Instructions for the task:
Quote each line of the material verbatim, without the pictures.

Information provided:
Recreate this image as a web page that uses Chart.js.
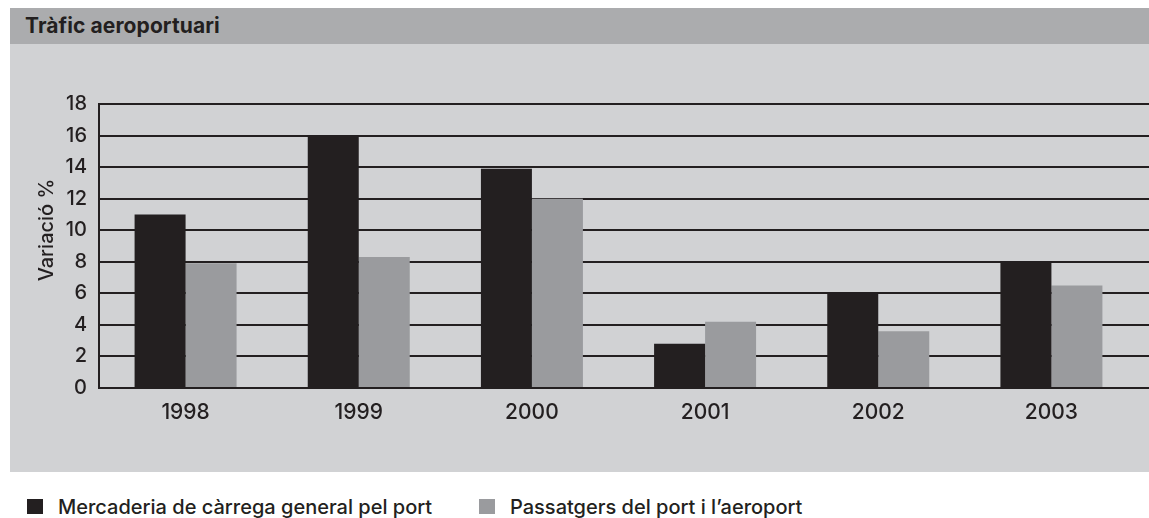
<!DOCTYPE html>
<html>
<head>
<meta charset="utf-8">
<script src="https://cdn.jsdelivr.net/npm/chart.js@4/dist/chart.umd.min.js"></script>
<style>
  html, body { margin: 0; padding: 0; background: #ffffff; }
  body { width: 1149px; height: 518px; position: relative; overflow: hidden; font-family: Inter, "Liberation Sans", Arial, sans-serif; color: #231f20; }
  #header { position: absolute; left: 10px; top: 8px; width: 1139px; height: 36px; background: #abacae; }
  #title { position: absolute; left: 15px; top: 7px; font-size: 21px; font-weight: 700; line-height: 22px; white-space: nowrap; letter-spacing: 0.1px; }
  #panel { position: absolute; left: 10px; top: 44px; width: 1139px; height: 428px; background: #d1d2d4; }
  #chartWrap { position: absolute; left: 0; top: 0; width: 1149px; height: 472px; }
  #ytitle { position: absolute; left: 46px; top: 230px; transform: translate(-50%, -50%) rotate(-90deg); font-size: 20px; font-weight: 500; line-height: 22px; white-space: nowrap; }
  .leg { position: absolute; top: 497px; font-size: 20px; font-weight: 500; line-height: 20px; white-space: nowrap; }
  .sw { position: absolute; top: 499px; width: 16px; height: 15px; }
</style>
</head>
<body>
<div id="header"><div id="title"></div></div>
<div id="panel"></div>
<div id="chartWrap"><canvas id="c" width="1149" height="472"></canvas></div>
<div id="ytitle"></div>
<div class="sw" id="sw0" style="left:27px;"></div>
<div class="leg" id="lg0" style="left:58px;"></div>
<div class="sw" id="sw1" style="left:479px;"></div>
<div class="leg" id="lg1" style="left:510px;"></div>
<script>
const chartTitle = 'Tràfic aeroportuari';
const yAxisTitle = 'Variació %';
const categories = ['1998', '1999', '2000', '2001', '2002', '2003'];
const seriesNames = ['Mercaderia de càrrega general pel port', 'Passatgers del port i l\u2019aeroport'];
const mercaderia = [11, 16, 13.9, 2.8, 6, 8];
const passatgers = [7.9, 8.3, 12, 4.2, 3.6, 6.5];
const yMin = 0, yMax = 18, yStep = 2;
const seriesColors = ['#231f20', '#9a9b9e'];

document.getElementById('title').textContent = chartTitle;
document.getElementById('ytitle').textContent = yAxisTitle;
seriesNames.forEach((n, i) => {
  document.getElementById('lg' + i).textContent = n;
  document.getElementById('sw' + i).style.background = seriesColors[i];
});

const tickFont = { family: 'Inter, "Liberation Sans", Arial, sans-serif', size: 20, weight: '500' };
const xTickFont = { family: 'Inter, "Liberation Sans", Arial, sans-serif', size: 21, weight: '500' };

// extends the horizontal grid lines of the y scale to the right edge of the canvas
const gridExtend = {
  id: 'gridExtend',
  beforeDatasetsDraw(chart) {
    const { ctx, chartArea, scales: { y } } = chart;
    ctx.save();
    ctx.strokeStyle = '#231f20';
    ctx.lineWidth = 2;
    y.ticks.forEach(t => {
      const py = Math.round(y.getPixelForValue(t.value));
      ctx.beginPath();
      ctx.moveTo(chartArea.right - 1, py);
      ctx.lineTo(chart.width, py);
      ctx.stroke();
    });
    ctx.restore();
  }
};

new Chart(document.getElementById('c'), {
  type: 'bar',
  data: {
    labels: categories,
    datasets: [
      { label: seriesNames[0], data: mercaderia, backgroundColor: seriesColors[0], borderWidth: 0 },
      { label: seriesNames[1], data: passatgers, backgroundColor: seriesColors[1], borderWidth: 0 }
    ]
  },
  plugins: [gridExtend],
  options: {
    responsive: false,
    animation: false,
    events: [],
    layout: { padding: { top: 104, left: 0, right: 11, bottom: 0 } },
    datasets: { bar: { categoryPercentage: 0.589, barPercentage: 1.0 } },
    plugins: { legend: { display: false }, tooltip: { enabled: false }, title: { display: false } },
    scales: {
      x: {
        grid: { display: false, drawTicks: false },
        border: { display: true, color: '#231f20', width: 2 },
        ticks: { color: '#231f20', font: xTickFont, padding: 12 },
        afterFit: (s) => { s.height = 84; }
      },
      y: {
        min: yMin, max: yMax,
        grid: { color: '#231f20', lineWidth: 2, drawTicks: false },
        border: { display: true, color: '#231f20', width: 2 },
        ticks: { stepSize: yStep, color: '#231f20', font: tickFont, padding: 12 },
        afterFit: (s) => { s.width = 99; }
      }
    }
  }
});
</script>
</body>
</html>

Complete output:
Recreate this image as a web page that uses Chart.js.
<!DOCTYPE html>
<html>
<head>
<meta charset="utf-8">
<script src="https://cdn.jsdelivr.net/npm/chart.js@4/dist/chart.umd.min.js"></script>
<style>
  html, body { margin: 0; padding: 0; background: #ffffff; }
  body { width: 1149px; height: 518px; position: relative; overflow: hidden; font-family: Inter, "Liberation Sans", Arial, sans-serif; color: #231f20; }
  #header { position: absolute; left: 10px; top: 8px; width: 1139px; height: 36px; background: #abacae; }
  #title { position: absolute; left: 15px; top: 7px; font-size: 21px; font-weight: 700; line-height: 22px; white-space: nowrap; letter-spacing: 0.1px; }
  #panel { position: absolute; left: 10px; top: 44px; width: 1139px; height: 428px; background: #d1d2d4; }
  #chartWrap { position: absolute; left: 0; top: 0; width: 1149px; height: 472px; }
  #ytitle { position: absolute; left: 46px; top: 230px; transform: translate(-50%, -50%) rotate(-90deg); font-size: 20px; font-weight: 500; line-height: 22px; white-space: nowrap; }
  .leg { position: absolute; top: 497px; font-size: 20px; font-weight: 500; line-height: 20px; white-space: nowrap; }
  .sw { position: absolute; top: 499px; width: 16px; height: 15px; }
</style>
</head>
<body>
<div id="header"><div id="title"></div></div>
<div id="panel"></div>
<div id="chartWrap"><canvas id="c" width="1149" height="472"></canvas></div>
<div id="ytitle"></div>
<div class="sw" id="sw0" style="left:27px;"></div>
<div class="leg" id="lg0" style="left:58px;"></div>
<div class="sw" id="sw1" style="left:479px;"></div>
<div class="leg" id="lg1" style="left:510px;"></div>
<script>
const chartTitle = 'Tràfic aeroportuari';
const yAxisTitle = 'Variació %';
const categories = ['1998', '1999', '2000', '2001', '2002', '2003'];
const seriesNames = ['Mercaderia de càrrega general pel port', 'Passatgers del port i l\u2019aeroport'];
const mercaderia = [11, 16, 13.9, 2.8, 6, 8];
const passatgers = [7.9, 8.3, 12, 4.2, 3.6, 6.5];
const yMin = 0, yMax = 18, yStep = 2;
const seriesColors = ['#231f20', '#9a9b9e'];

document.getElementById('title').textContent = chartTitle;
document.getElementById('ytitle').textContent = yAxisTitle;
seriesNames.forEach((n, i) => {
  document.getElementById('lg' + i).textContent = n;
  document.getElementById('sw' + i).style.background = seriesColors[i];
});

const tickFont = { family: 'Inter, "Liberation Sans", Arial, sans-serif', size: 20, weight: '500' };
const xTickFont = { family: 'Inter, "Liberation Sans", Arial, sans-serif', size: 21, weight: '500' };

// extends the horizontal grid lines of the y scale to the right edge of the canvas
const gridExtend = {
  id: 'gridExtend',
  beforeDatasetsDraw(chart) {
    const { ctx, chartArea, scales: { y } } = chart;
    ctx.save();
    ctx.strokeStyle = '#231f20';
    ctx.lineWidth = 2;
    y.ticks.forEach(t => {
      const py = Math.round(y.getPixelForValue(t.value));
      ctx.beginPath();
      ctx.moveTo(chartArea.right - 1, py);
      ctx.lineTo(chart.width, py);
      ctx.stroke();
    });
    ctx.restore();
  }
};

new Chart(document.getElementById('c'), {
  type: 'bar',
  data: {
    labels: categories,
    datasets: [
      { label: seriesNames[0], data: mercaderia, backgroundColor: seriesColors[0], borderWidth: 0 },
      { label: seriesNames[1], data: passatgers, backgroundColor: seriesColors[1], borderWidth: 0 }
    ]
  },
  plugins: [gridExtend],
  options: {
    responsive: false,
    animation: false,
    events: [],
    layout: { padding: { top: 104, left: 0, right: 11, bottom: 0 } },
    datasets: { bar: { categoryPercentage: 0.589, barPercentage: 1.0 } },
    plugins: { legend: { display: false }, tooltip: { enabled: false }, title: { display: false } },
    scales: {
      x: {
        grid: { display: false, drawTicks: false },
        border: { display: true, color: '#231f20', width: 2 },
        ticks: { color: '#231f20', font: xTickFont, padding: 12 },
        afterFit: (s) => { s.height = 84; }
      },
      y: {
        min: yMin, max: yMax,
        grid: { color: '#231f20', lineWidth: 2, drawTicks: false },
        border: { display: true, color: '#231f20', width: 2 },
        ticks: { stepSize: yStep, color: '#231f20', font: tickFont, padding: 12 },
        afterFit: (s) => { s.width = 99; }
      }
    }
  }
});
</script>
</body>
</html>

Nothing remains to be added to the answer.